• _Problem to work on_
Restate the material word for word and leave out anything that is a picture.

• _Provided data_
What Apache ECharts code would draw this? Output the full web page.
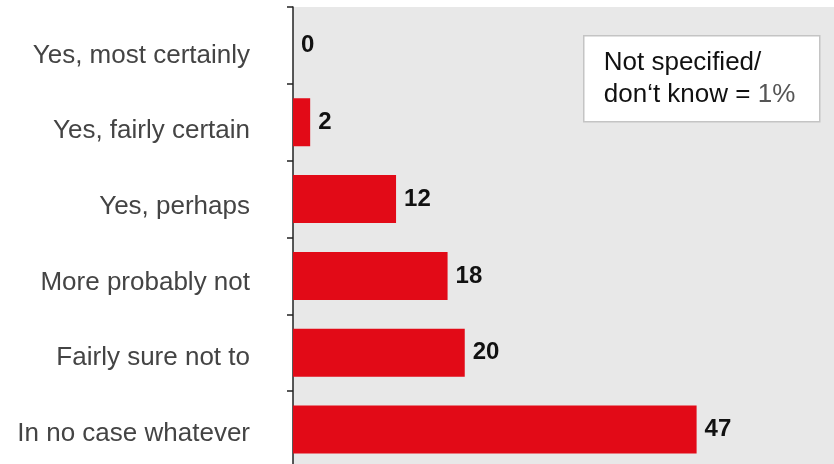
<!DOCTYPE html>
<html>
<head>
<meta charset="utf-8">
<style>
  html, body { margin: 0; padding: 0; background: #ffffff; }
  #chart { width: 834px; height: 464px; }
</style>
<script src="https://cdn.jsdelivr.net/npm/echarts@6/dist/echarts.min.js"></script>
</head>
<body>
<div id="chart"></div>
<script>
// Survey answers, top to bottom
const categories = [
  'Yes, most certainly',
  'Yes, fairly certain',
  'Yes, perhaps',
  'More probably not',
  'Fairly sure not to',
  'In no case whatever'
];
// Share of respondents in percent
const values = [0, 2, 12, 18, 20, 47];
// Note shown in the box
const noteLine1 = 'Not specified/';
const noteLine2 = 'don\u2018t know = ';
const noteValue = '1%';

const FONT = 'Liberation Sans, Arial, sans-serif';
const chart = echarts.init(document.getElementById('chart'), null, { renderer: 'canvas' });

// Category labels sit a little below the band centre, easing off towards the bottom
const labelRich = {};
categories.forEach(function (c, i) {
  labelRich['r' + i] = {
    fontSize: 26,
    color: '#444444',
    fontFamily: FONT,
    padding: [Math.round(2 * (10 - 1.1 * i)), 0, 0, 0]
  };
});

chart.setOption({
  animation: false,
  backgroundColor: '#ffffff',
  textStyle: { fontFamily: FONT },
  grid: {
    left: 293,
    top: 7,
    right: 0,
    height: 461,
    outerBoundsMode: 'none',
    show: true,
    backgroundColor: '#e8e8e8',
    borderWidth: 0
  },
  xAxis: {
    type: 'value',
    min: 0,
    max: 63,
    show: false
  },
  yAxis: {
    type: 'category',
    inverse: true,
    data: categories,
    axisLine: { show: true, lineStyle: { color: '#222222', width: 1.5 } },
    axisTick: { show: true, length: 6, lineStyle: { color: '#222222', width: 1.5 } },
    axisLabel: {
      margin: 43,
      formatter: function (v, i) { return '{r' + i + '|' + v + '}'; },
      rich: labelRich
    },
    splitLine: { show: false }
  },
  series: [{
    type: 'bar',
    data: values,
    barWidth: 48,
    itemStyle: { color: '#e20a17' },
    label: {
      show: true,
      position: 'right',
      distance: 8,
      fontSize: 24,
      fontWeight: 'bold',
      color: '#111111',
      fontFamily: FONT
    }
  }],
  graphic: [{
    type: 'group',
    left: 583,
    top: 35,
    children: [{
      type: 'rect',
      shape: { x: 0, y: 0, width: 236, height: 86 },
      style: { fill: '#ffffff', stroke: '#c4c4c4', lineWidth: 1.5 }
    }, {
      type: 'text',
      x: 20,
      y: 11,
      style: {
        text: '{a|' + noteLine1 + '}\n{a|' + noteLine2 + '}{b|' + noteValue + '}',
        rich: {
          a: { fontSize: 26, lineHeight: 32, fill: '#111111', fontFamily: FONT },
          b: { fontSize: 26, lineHeight: 32, fill: '#555555', fontFamily: FONT }
        }
      }
    }]
  }]
});
</script>
</body>
</html>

• _Expected answer_
What Apache ECharts code would draw this? Output the full web page.
<!DOCTYPE html>
<html>
<head>
<meta charset="utf-8">
<style>
  html, body { margin: 0; padding: 0; background: #ffffff; }
  #chart { width: 834px; height: 464px; }
</style>
<script src="https://cdn.jsdelivr.net/npm/echarts@6/dist/echarts.min.js"></script>
</head>
<body>
<div id="chart"></div>
<script>
// Survey answers, top to bottom
const categories = [
  'Yes, most certainly',
  'Yes, fairly certain',
  'Yes, perhaps',
  'More probably not',
  'Fairly sure not to',
  'In no case whatever'
];
// Share of respondents in percent
const values = [0, 2, 12, 18, 20, 47];
// Note shown in the box
const noteLine1 = 'Not specified/';
const noteLine2 = 'don\u2018t know = ';
const noteValue = '1%';

const FONT = 'Liberation Sans, Arial, sans-serif';
const chart = echarts.init(document.getElementById('chart'), null, { renderer: 'canvas' });

// Category labels sit a little below the band centre, easing off towards the bottom
const labelRich = {};
categories.forEach(function (c, i) {
  labelRich['r' + i] = {
    fontSize: 26,
    color: '#444444',
    fontFamily: FONT,
    padding: [Math.round(2 * (10 - 1.1 * i)), 0, 0, 0]
  };
});

chart.setOption({
  animation: false,
  backgroundColor: '#ffffff',
  textStyle: { fontFamily: FONT },
  grid: {
    left: 293,
    top: 7,
    right: 0,
    height: 461,
    outerBoundsMode: 'none',
    show: true,
    backgroundColor: '#e8e8e8',
    borderWidth: 0
  },
  xAxis: {
    type: 'value',
    min: 0,
    max: 63,
    show: false
  },
  yAxis: {
    type: 'category',
    inverse: true,
    data: categories,
    axisLine: { show: true, lineStyle: { color: '#222222', width: 1.5 } },
    axisTick: { show: true, length: 6, lineStyle: { color: '#222222', width: 1.5 } },
    axisLabel: {
      margin: 43,
      formatter: function (v, i) { return '{r' + i + '|' + v + '}'; },
      rich: labelRich
    },
    splitLine: { show: false }
  },
  series: [{
    type: 'bar',
    data: values,
    barWidth: 48,
    itemStyle: { color: '#e20a17' },
    label: {
      show: true,
      position: 'right',
      distance: 8,
      fontSize: 24,
      fontWeight: 'bold',
      color: '#111111',
      fontFamily: FONT
    }
  }],
  graphic: [{
    type: 'group',
    left: 583,
    top: 35,
    children: [{
      type: 'rect',
      shape: { x: 0, y: 0, width: 236, height: 86 },
      style: { fill: '#ffffff', stroke: '#c4c4c4', lineWidth: 1.5 }
    }, {
      type: 'text',
      x: 20,
      y: 11,
      style: {
        text: '{a|' + noteLine1 + '}\n{a|' + noteLine2 + '}{b|' + noteValue + '}',
        rich: {
          a: { fontSize: 26, lineHeight: 32, fill: '#111111', fontFamily: FONT },
          b: { fontSize: 26, lineHeight: 32, fill: '#555555', fontFamily: FONT }
        }
      }
    }]
  }]
});
</script>
</body>
</html>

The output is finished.